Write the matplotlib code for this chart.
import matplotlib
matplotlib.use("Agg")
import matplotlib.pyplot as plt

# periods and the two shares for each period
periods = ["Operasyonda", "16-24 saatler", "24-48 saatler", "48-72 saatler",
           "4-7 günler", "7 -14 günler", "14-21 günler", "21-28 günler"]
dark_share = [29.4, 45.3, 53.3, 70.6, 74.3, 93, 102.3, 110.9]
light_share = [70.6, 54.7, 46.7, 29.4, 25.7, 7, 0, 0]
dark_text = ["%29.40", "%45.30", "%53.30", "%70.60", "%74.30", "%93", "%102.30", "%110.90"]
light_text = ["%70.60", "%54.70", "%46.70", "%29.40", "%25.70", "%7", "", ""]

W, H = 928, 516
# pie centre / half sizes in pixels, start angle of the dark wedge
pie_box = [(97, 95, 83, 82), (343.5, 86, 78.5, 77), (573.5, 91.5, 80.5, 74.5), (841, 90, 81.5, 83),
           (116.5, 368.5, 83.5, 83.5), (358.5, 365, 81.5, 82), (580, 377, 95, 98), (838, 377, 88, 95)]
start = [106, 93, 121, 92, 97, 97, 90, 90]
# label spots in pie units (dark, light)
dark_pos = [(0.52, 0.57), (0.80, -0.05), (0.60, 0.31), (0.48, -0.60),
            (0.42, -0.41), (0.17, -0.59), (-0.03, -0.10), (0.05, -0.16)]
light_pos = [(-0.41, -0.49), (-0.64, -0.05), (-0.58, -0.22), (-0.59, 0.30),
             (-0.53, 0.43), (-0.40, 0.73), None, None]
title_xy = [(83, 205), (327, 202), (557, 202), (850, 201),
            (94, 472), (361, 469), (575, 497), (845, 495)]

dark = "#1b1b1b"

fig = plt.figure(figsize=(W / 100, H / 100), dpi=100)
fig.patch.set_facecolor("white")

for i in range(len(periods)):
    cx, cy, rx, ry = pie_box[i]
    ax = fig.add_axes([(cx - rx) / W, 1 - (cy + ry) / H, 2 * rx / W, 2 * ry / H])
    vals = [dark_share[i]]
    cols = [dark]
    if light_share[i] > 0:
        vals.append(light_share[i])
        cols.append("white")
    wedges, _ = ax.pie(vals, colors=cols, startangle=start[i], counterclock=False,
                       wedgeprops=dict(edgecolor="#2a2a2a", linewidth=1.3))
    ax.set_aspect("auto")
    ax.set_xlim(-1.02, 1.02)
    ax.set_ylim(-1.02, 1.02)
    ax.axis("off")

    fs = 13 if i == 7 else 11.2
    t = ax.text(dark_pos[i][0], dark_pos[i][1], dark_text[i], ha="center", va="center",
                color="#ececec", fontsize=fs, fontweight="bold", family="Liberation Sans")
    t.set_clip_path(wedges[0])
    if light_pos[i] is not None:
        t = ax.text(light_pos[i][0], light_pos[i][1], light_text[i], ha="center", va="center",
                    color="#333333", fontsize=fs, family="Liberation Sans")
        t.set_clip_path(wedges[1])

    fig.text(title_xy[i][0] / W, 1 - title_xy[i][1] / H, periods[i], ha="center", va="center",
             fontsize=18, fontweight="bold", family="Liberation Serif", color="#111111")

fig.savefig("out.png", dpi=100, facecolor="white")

———

▸ **YOUR INSTRUCTIONS**:
Return the listing above in full, character for character.

▸ **OUTPUT FOR THIS EXERCISE**:
Write the matplotlib code for this chart.
import matplotlib
matplotlib.use("Agg")
import matplotlib.pyplot as plt

# periods and the two shares for each period
periods = ["Operasyonda", "16-24 saatler", "24-48 saatler", "48-72 saatler",
           "4-7 günler", "7 -14 günler", "14-21 günler", "21-28 günler"]
dark_share = [29.4, 45.3, 53.3, 70.6, 74.3, 93, 102.3, 110.9]
light_share = [70.6, 54.7, 46.7, 29.4, 25.7, 7, 0, 0]
dark_text = ["%29.40", "%45.30", "%53.30", "%70.60", "%74.30", "%93", "%102.30", "%110.90"]
light_text = ["%70.60", "%54.70", "%46.70", "%29.40", "%25.70", "%7", "", ""]

W, H = 928, 516
# pie centre / half sizes in pixels, start angle of the dark wedge
pie_box = [(97, 95, 83, 82), (343.5, 86, 78.5, 77), (573.5, 91.5, 80.5, 74.5), (841, 90, 81.5, 83),
           (116.5, 368.5, 83.5, 83.5), (358.5, 365, 81.5, 82), (580, 377, 95, 98), (838, 377, 88, 95)]
start = [106, 93, 121, 92, 97, 97, 90, 90]
# label spots in pie units (dark, light)
dark_pos = [(0.52, 0.57), (0.80, -0.05), (0.60, 0.31), (0.48, -0.60),
            (0.42, -0.41), (0.17, -0.59), (-0.03, -0.10), (0.05, -0.16)]
light_pos = [(-0.41, -0.49), (-0.64, -0.05), (-0.58, -0.22), (-0.59, 0.30),
             (-0.53, 0.43), (-0.40, 0.73), None, None]
title_xy = [(83, 205), (327, 202), (557, 202), (850, 201),
            (94, 472), (361, 469), (575, 497), (845, 495)]

dark = "#1b1b1b"

fig = plt.figure(figsize=(W / 100, H / 100), dpi=100)
fig.patch.set_facecolor("white")

for i in range(len(periods)):
    cx, cy, rx, ry = pie_box[i]
    ax = fig.add_axes([(cx - rx) / W, 1 - (cy + ry) / H, 2 * rx / W, 2 * ry / H])
    vals = [dark_share[i]]
    cols = [dark]
    if light_share[i] > 0:
        vals.append(light_share[i])
        cols.append("white")
    wedges, _ = ax.pie(vals, colors=cols, startangle=start[i], counterclock=False,
                       wedgeprops=dict(edgecolor="#2a2a2a", linewidth=1.3))
    ax.set_aspect("auto")
    ax.set_xlim(-1.02, 1.02)
    ax.set_ylim(-1.02, 1.02)
    ax.axis("off")

    fs = 13 if i == 7 else 11.2
    t = ax.text(dark_pos[i][0], dark_pos[i][1], dark_text[i], ha="center", va="center",
                color="#ececec", fontsize=fs, fontweight="bold", family="Liberation Sans")
    t.set_clip_path(wedges[0])
    if light_pos[i] is not None:
        t = ax.text(light_pos[i][0], light_pos[i][1], light_text[i], ha="center", va="center",
                    color="#333333", fontsize=fs, family="Liberation Sans")
        t.set_clip_path(wedges[1])

    fig.text(title_xy[i][0] / W, 1 - title_xy[i][1] / H, periods[i], ha="center", va="center",
             fontsize=18, fontweight="bold", family="Liberation Serif", color="#111111")

fig.savefig("out.png", dpi=100, facecolor="white")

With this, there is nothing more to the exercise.